MUMBAI, India – As dioceses around the world begin the synodal process Pope Francis has called for ahead of the 2023 meeting of the Synod of Bishops, one centenarian has pledged to do her part.
Louisa Abreo, who turned 100 on Oct. 19, pledged to recite a daily rosary for the synod, saying her later years are a “time of fruitfulness in prayer.”
The October 2023 Synod of Bishops meeting in Rome will be on the theme is: “For a Synodal Church: Communion, Participation, and Mission.”
Pope Francis has called for dioceses around the world to hold a “listening phase” which will run until April 2022. This will be followed by a continental phase from September 2022 to March 2023, before the final preparations for the Autumn 2023 meeting.
Even at her advanced age, Abreo hopes to play her part.
“My great Aunt Louisa Abreo lived most of her life in London where she worked for over 55 years. after her retirement in London, she settled in Juhu Mumbai and was very active in Holy Cross parish Juhu,” said Redemptorist Father Iveil Mendanha, who celebrated a thanksgiving Mass for his great aunt’s 100th birthday in her nursing home in Bangalore, which his run by the Little Sisters for the Poor.

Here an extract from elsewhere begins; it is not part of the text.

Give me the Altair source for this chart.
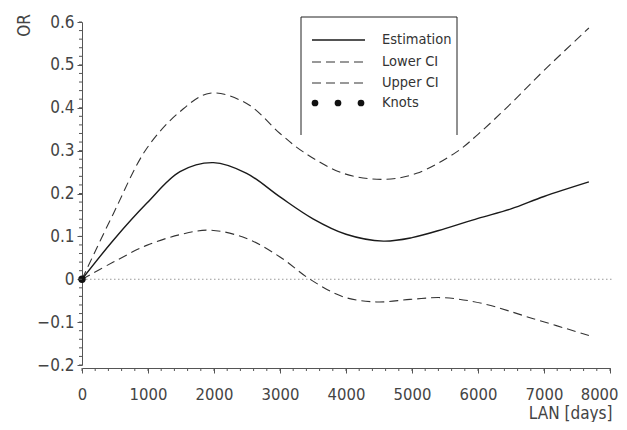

“She was very active and independent until her 97th birthday. I then moved her to Bangalore, and she is with the Little Sisters of the Poor, as she could not live on her own anymore. She suffered a partial paralysis in December last year and has been bedridden since but is very well cared for by the angel-like Little Sisters. Great Aunt Louisa is extremely prayerful and has a powerful faith,” the priest told Crux.
Mendanha said after the Mass, his great aunt said to him, “Yes I will pray daily one rosary for Our Holy Father, Pope Francis and the Synod, and for Cardinal Gracias,” referring to Cardinal Oswald Gracias, the archbishop of Bombay.
Gracias, who is also president of the Catholic Bishops’ Conference of India and a member of Pope Francis’s Council of Cardinals advisory panel, launched the diocesan phase of the synodal process on Oct. 17 at a Mass in Mumbai’s Holy Name Cathedral.
Gracias said the synodal process is meant to “reform the Church by discerning what is it that ails the Church.”
“This we will discover by listening. Hence the need to listen even to those who have left the Church or those who are thinking of leaving the Church. They will have a story to tell, which might make us reflect,” he said.
“Christ intended the Church to be inclusive,” Gracias said at the Mass. “We need to walk together, leaving no one behind. We need to listen to each other, especially those in the peripheries, especially those in difficulties, especially those who are sick, especially those who are suffering, and especially and even those who have left the Church.”
It was a message heard at the Little Sisters for the Poor’s nursing home in Bangalore.
Mendanha noted that his great aunt has always been active in the Church and did the pastors fund collection for her parish in Juhu until she was 90.
“She is well aware of the Church and lay participation in the life of the Church. She said she will offer her pain and suffering for the Holy Father Pope Francis, and for the success of the synod,” the priest said.